Of all the startups that have come and gone, the personal finance company Klarna might be one of the best bellwethers for the finance industry overall.

Specializing in "buy now pay later" microloans — tiny cash advances for purchases that don't need to go through a bank — Klarna hit app stores at a time when US consumer debt was climbing toward a record high. Now a giant of the personal finance landscape, the billion-dollar company recently reported a jaw dropping 17 percent default rate on its loans, a number which finance experts warn is a bad omen for consumer debt more broadly.

And beyond revolutionizing the consumer debt trap, Klarna is now also offering a cautionary tale in AI automation.
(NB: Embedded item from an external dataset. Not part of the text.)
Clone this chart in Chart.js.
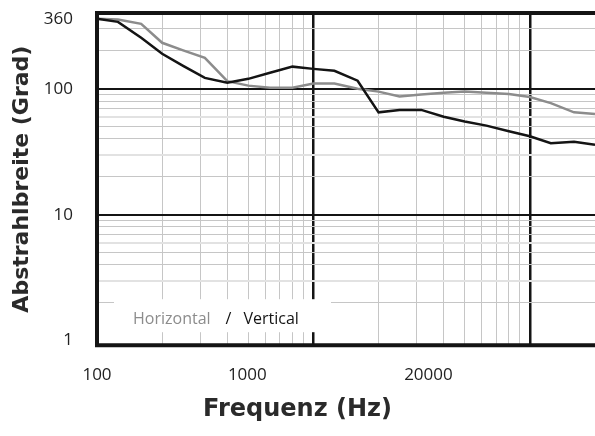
<!DOCTYPE html>
<html>
<head>
<meta charset="utf-8">
<script src="https://cdn.jsdelivr.net/npm/chart.js@4.4.1/dist/chart.umd.min.js"></script>
<style>
  html, body { margin: 0; padding: 0; background: #fff; }
</style>
</head>
<body>
<canvas id="beamChart" width="595" height="436"></canvas>
<script>
// third-octave frequencies (Hz) and beam width (degrees)
const freqs = [100, 125, 160, 200, 250, 315, 400, 500, 630, 800, 1000, 1250, 1600, 2000, 2500, 3150, 4000, 5000, 6300, 8000, 10000, 12500, 16000, 20000];
const horizontalDeg = [360, 355, 328, 232, 202, 176, 115, 106, 102, 102, 110, 110, 100, 95, 87, 90, 93, 95, 93, 91, 86, 77, 65, 63];
const verticalDeg = [360, 340, 254, 190, 152, 122, 112, 120, 134, 150, 144, 139, 116, 65, 68, 68, 60, 55, 51, 46, 42, 37, 38, 36];
const seriesNames = ['Horizontal', 'Vertical'];

// grid lines
const xGridValues = [200, 300, 400, 500, 600, 700, 800, 900, 1000, 2000, 3000, 4000, 5000, 6000, 7000, 8000, 9000, 10000];
const yGridValues = [1, 2, 3, 4, 5, 6, 7, 8, 9, 10, 20, 30, 40, 50, 60, 70, 80, 90, 100, 200, 300, 360];

// tick labels (the x labels sit where they are printed in the original)
const yTickValues = [1, 10, 100, 360];
const yTickLabels = ['1', '10', '100', '360'];
const xTickAt = [100, 495, 3400];
const xTickLabels = ['100', '1000', '20000'];

const BLACK = '#141414';
const GRAY = '#8c8c8c';

const legendBox = {
  id: 'legendBox',
  beforeDatasetsDraw(chart) {
    const { ctx, chartArea } = chart;
    const x = chartArea.left + 17;
    const y = chartArea.bottom - 46;
    ctx.save();
    ctx.fillStyle = '#fff';
    ctx.fillRect(x, y, 217, 33);
    ctx.font = '16px "Open Sans"';
    ctx.textBaseline = 'alphabetic';
    const base = y + 25;
    let tx = x + 19;
    ctx.fillStyle = GRAY;
    ctx.fillText(seriesNames[0], tx, base);
    tx += ctx.measureText(seriesNames[0]).width + 15;
    ctx.fillStyle = BLACK;
    ctx.fillText('/', tx, base);
    tx += ctx.measureText('/').width + 12;
    ctx.fillText(seriesNames[1], tx, base);
    ctx.restore();
  }
};

const frame = {
  id: 'frame',
  afterDraw(chart) {
    const { ctx, chartArea } = chart;
    ctx.save();
    ctx.strokeStyle = BLACK;
    ctx.lineWidth = 4;
    ctx.beginPath();
    ctx.moveTo(chartArea.left, chartArea.top);
    ctx.lineTo(chartArea.right, chartArea.top);
    ctx.moveTo(chartArea.left, chartArea.top - 2);
    ctx.lineTo(chartArea.left, chartArea.bottom + 2);
    ctx.moveTo(chartArea.left - 2, chartArea.bottom);
    ctx.lineTo(chartArea.right, chartArea.bottom);
    ctx.stroke();
    ctx.restore();
  }
};

function xGridColor(ctx) {
  const v = ctx.tick && ctx.tick.value;
  if (v === 1000 || v === 10000) return BLACK;
  return '#c6c6c6';
}
function xGridWidth(ctx) {
  const v = ctx.tick && ctx.tick.value;
  return (v === 1000 || v === 10000) ? 2.5 : 1;
}
function yGridColor(ctx) {
  const v = ctx.tick && ctx.tick.value;
  if (v === 1 || v === 360) return 'rgba(0,0,0,0)';
  if (v === 10 || v === 100) return BLACK;
  if (v === 3 || v === 6 || v === 30 || v === 60) return '#e2e2e2';
  return '#c6c6c6';
}
function yGridWidth(ctx) {
  const v = ctx.tick && ctx.tick.value;
  if (v === 10 || v === 100) return 2;
  if (v === 3 || v === 6 || v === 30 || v === 60) return 2;
  return 1;
}

new Chart(document.getElementById('beamChart'), {
  type: 'line',
  data: {
    datasets: [
      {
        label: seriesNames[0],
        data: freqs.map((f, i) => ({ x: f, y: horizontalDeg[i] })),
        borderColor: GRAY,
        borderWidth: 2.5,
        pointRadius: 0,
        tension: 0,
        order: 1
      },
      {
        label: seriesNames[1],
        data: freqs.map((f, i) => ({ x: f, y: verticalDeg[i] })),
        borderColor: BLACK,
        borderWidth: 2.5,
        pointRadius: 0,
        tension: 0,
        order: 0
      }
    ]
  },
  options: {
    responsive: false,
    animation: false,
    layout: { padding: { top: 13, right: 0, left: 0, bottom: 0 } },
    plugins: {
      legend: { display: false },
      tooltip: { enabled: false },
      title: {
        display: true,
        position: 'bottom',
        text: 'Frequenz (Hz)',
        color: '#2a2a2a',
        font: { family: 'DejaVu Sans', size: 24, weight: 'bold' },
        padding: { top: 0, bottom: 12 }
      }
    },
    scales: {
      x: {
        type: 'logarithmic',
        position: 'bottom',
        weight: 0,
        min: 100,
        max: 20000,
        afterBuildTicks: scale => { scale.ticks = xGridValues.map(v => ({ value: v })); },
        afterFit: scale => { scale.height = 0; scale.paddingLeft = 0; scale.paddingRight = 0; },
        ticks: { display: false },
        grid: { color: xGridColor, lineWidth: xGridWidth, drawTicks: false },
        border: { display: false }
      },
      xt: {
        type: 'logarithmic',
        position: 'bottom',
        weight: 1,
        min: 100,
        max: 20000,
        afterBuildTicks: scale => { scale.ticks = xTickAt.map(v => ({ value: v })); },
        afterFit: scale => { scale.height = 50; scale.paddingLeft = 0; scale.paddingRight = 0; },
        ticks: {
          autoSkip: false,
          maxRotation: 0,
          padding: 20,
          color: '#222',
          font: { family: 'Open Sans', size: 17 },
          callback: (value, index) => xTickLabels[index]
        },
        grid: { display: false, drawTicks: false },
        border: { display: false }
      },
      y: {
        type: 'logarithmic',
        min: 0.92,
        max: 400,
        afterBuildTicks: scale => { scale.ticks = yGridValues.map(v => ({ value: v })); },
        afterFit: scale => { scale.width = 97; scale.paddingTop = 0; scale.paddingBottom = 0; },
        ticks: {
          autoSkip: false,
          padding: 24,
          color: '#222',
          font: { family: 'Open Sans', size: 17 },
          callback: value => {
            const k = yTickValues.indexOf(value);
            return k >= 0 ? yTickLabels[k] : '';
          }
        },
        grid: { color: yGridColor, lineWidth: yGridWidth, drawTicks: false },
        border: { display: false },
        title: {
          display: true,
          text: 'Abstrahlbreite (Grad)',
          color: '#2a2a2a',
          font: { family: 'DejaVu Sans', size: 22, weight: 'bold' },
          padding: { top: 9, bottom: 0 }
        }
      }
    }
  },
  plugins: [legendBox, frame]
});
</script>
</body>
</html>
The Swedish company was an early adopter of "AI agents," a broad term for machine learning software that's supposedly capable of handling complex computer tasks on its own. There's just one wrinkle: even the best AI agents remain horribly inefficient, and Klarna has all but bet the farm on their success.

That's not an exaggeration — after rolling out AI to replace his customer service department in 2024, Klarna CEO and founder Sebastian Siemiatkowski bragged that he hadn't hired a human in a year, because AI was doing the work of "700 full-time agents."

Perhaps unsurprisingly, that quickly backfired. In May of 2025, Klarna started scrambling to hire back the full-time workers and contractors it had confidently axed. But as it turns out, hiring a whole department's worth of staff is a lot harder than firing them. In order to refill its ranks, the company has started forcing software engineers and marketers over from their highly specialized roles into call centers, according to Business Insider.

After falling flat on his face with the AI gamble, Siemiatkowski is once again trying to set his company apart — this time by becoming the "best at offering a human to speak to."

It's a particularly telling sign for AI agents and the prospect of AI in business more broadly. A recent survey found that nearly 95 percent of corporate AI rollouts are failing to deliver expected financial returns. Meanwhile, a study of American executives and CEOs found that less than half felt confident in their company's ability to successfully navigate an AI rollout.

It remains unclear whether Klarna can persuade its engineering and marketing teams to make a career pivot to customer wrangling. Either way, investors are likely to be watching the company’s operationalities ahead of its long-anticipated stock market debut, which is targeting a hefty $14 billion valuation.